Noise is one of the biggest enemies of a good photo, especially when dealing with low light situations. It can not only lessen the detail in your photos but also make them look out of focus. Some of these issues can be solved with post-processing, but there is no real remedy to noise that eliminates it completely from a photo.
So before you head out to cover a drama in a theatre with tricky lighting, here are some tips to help you reduce noise in-camera.
Use a Lower ISO
The best way to tackle image noise is to use a low ISO value when taking the photo. ISO is the value that determines how bright your image is. A higher ISO means a brighter image and vice versa.
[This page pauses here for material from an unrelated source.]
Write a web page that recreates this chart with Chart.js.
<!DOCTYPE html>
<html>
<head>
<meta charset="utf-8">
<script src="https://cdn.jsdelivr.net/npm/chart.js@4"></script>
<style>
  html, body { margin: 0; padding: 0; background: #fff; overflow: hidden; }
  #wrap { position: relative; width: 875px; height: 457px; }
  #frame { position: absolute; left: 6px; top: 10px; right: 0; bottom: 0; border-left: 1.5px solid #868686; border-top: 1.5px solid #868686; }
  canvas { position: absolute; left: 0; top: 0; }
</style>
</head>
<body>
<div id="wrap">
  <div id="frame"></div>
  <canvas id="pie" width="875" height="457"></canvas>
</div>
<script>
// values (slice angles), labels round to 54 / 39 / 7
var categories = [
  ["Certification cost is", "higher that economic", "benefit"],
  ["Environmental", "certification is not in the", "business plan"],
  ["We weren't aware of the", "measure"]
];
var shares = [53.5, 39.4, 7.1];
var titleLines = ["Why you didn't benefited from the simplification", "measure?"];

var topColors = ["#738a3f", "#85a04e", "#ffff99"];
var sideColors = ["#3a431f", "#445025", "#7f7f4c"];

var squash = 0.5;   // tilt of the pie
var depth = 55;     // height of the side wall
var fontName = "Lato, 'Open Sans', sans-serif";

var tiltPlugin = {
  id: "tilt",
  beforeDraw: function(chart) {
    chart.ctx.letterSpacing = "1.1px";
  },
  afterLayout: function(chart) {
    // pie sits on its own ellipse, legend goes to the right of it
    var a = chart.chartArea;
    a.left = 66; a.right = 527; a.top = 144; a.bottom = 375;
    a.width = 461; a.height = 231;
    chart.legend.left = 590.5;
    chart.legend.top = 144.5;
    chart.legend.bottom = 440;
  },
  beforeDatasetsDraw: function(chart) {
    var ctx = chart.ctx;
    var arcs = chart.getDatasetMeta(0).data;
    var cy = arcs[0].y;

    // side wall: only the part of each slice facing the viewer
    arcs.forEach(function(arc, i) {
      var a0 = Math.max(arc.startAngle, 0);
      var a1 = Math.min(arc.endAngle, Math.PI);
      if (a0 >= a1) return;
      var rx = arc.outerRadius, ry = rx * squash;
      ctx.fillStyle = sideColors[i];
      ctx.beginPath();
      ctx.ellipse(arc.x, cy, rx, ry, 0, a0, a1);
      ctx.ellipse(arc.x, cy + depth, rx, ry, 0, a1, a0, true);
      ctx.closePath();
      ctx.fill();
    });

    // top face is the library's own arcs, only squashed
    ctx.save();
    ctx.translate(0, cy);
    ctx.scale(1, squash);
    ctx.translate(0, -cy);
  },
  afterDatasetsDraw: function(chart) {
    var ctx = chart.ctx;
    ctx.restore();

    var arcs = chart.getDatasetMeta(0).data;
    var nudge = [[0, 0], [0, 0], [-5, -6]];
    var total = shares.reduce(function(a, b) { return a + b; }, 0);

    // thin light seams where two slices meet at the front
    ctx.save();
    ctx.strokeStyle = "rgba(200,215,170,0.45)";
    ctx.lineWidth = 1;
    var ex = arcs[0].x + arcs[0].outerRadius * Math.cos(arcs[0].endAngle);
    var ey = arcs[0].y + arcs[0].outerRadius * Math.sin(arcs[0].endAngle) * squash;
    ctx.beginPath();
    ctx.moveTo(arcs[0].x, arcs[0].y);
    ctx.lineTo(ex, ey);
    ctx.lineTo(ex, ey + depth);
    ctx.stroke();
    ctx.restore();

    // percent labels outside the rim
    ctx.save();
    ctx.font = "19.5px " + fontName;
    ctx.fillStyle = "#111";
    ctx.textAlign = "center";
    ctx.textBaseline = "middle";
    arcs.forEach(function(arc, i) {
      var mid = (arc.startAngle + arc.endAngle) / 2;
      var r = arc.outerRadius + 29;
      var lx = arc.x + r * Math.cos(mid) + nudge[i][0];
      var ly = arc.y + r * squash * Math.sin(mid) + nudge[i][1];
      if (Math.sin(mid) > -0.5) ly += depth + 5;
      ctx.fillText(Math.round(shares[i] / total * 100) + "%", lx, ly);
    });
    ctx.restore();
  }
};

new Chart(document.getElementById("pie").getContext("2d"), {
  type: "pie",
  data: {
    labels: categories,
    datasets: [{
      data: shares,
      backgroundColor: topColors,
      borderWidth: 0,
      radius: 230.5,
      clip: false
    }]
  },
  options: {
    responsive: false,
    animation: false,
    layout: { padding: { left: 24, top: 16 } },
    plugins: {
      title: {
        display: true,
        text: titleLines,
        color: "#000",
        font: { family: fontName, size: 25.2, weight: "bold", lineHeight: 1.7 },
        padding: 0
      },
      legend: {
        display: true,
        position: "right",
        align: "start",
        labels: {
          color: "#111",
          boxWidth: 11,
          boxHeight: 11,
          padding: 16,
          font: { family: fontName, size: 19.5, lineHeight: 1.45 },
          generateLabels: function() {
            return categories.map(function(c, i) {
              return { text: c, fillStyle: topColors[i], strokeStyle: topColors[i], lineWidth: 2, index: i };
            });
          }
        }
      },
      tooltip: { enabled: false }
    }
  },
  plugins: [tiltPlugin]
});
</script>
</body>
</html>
But, a higher ISO also means lesser detail and more noise in images.
Today’s cameras have gotten really good at handling high ISO values. You can take images up to ISO 800 or even 1000 in some cases without seeing much visible noise. However, you should always do some tests to determine the highest ISO value your camera can handle.
If you don’t already shoot in RAW, start doing it right away. This is a format that contains all the data your camera captures for a scene, meaning that you can manipulate this data to your liking without degrading image quality. One big cause of excessive noise and grain in photos is that people try to brighten up JPEG photos artificially. A RAW file is different because you’re not adding anything new to the photo but rather choosing which aspects to highlight and which to subdue.
RAW photos also allow you to control noise levels in post processing more effectively. RAW editors like Lightroom and Aurora HDR have noise control settings that are very useful in this regard. Speaking of HDR, these images often have far more noise than normal photos because an HDR photo is a stack of multiple images, amplifying the noise in each. If you would like to reduce noise in an HDR photo, head on to www.aurorahdr.com and give this editor a try.
Use In-Camera Settings
Many cameras these days come with built-in noise reduction settings that you should turn on. These are geared towards the specific camera sensor and are often very effective at reducing noise right when you take the photos. The process does take a little time, but it is definitely worth a shot if you don’t want to fiddle too much with your photos in post.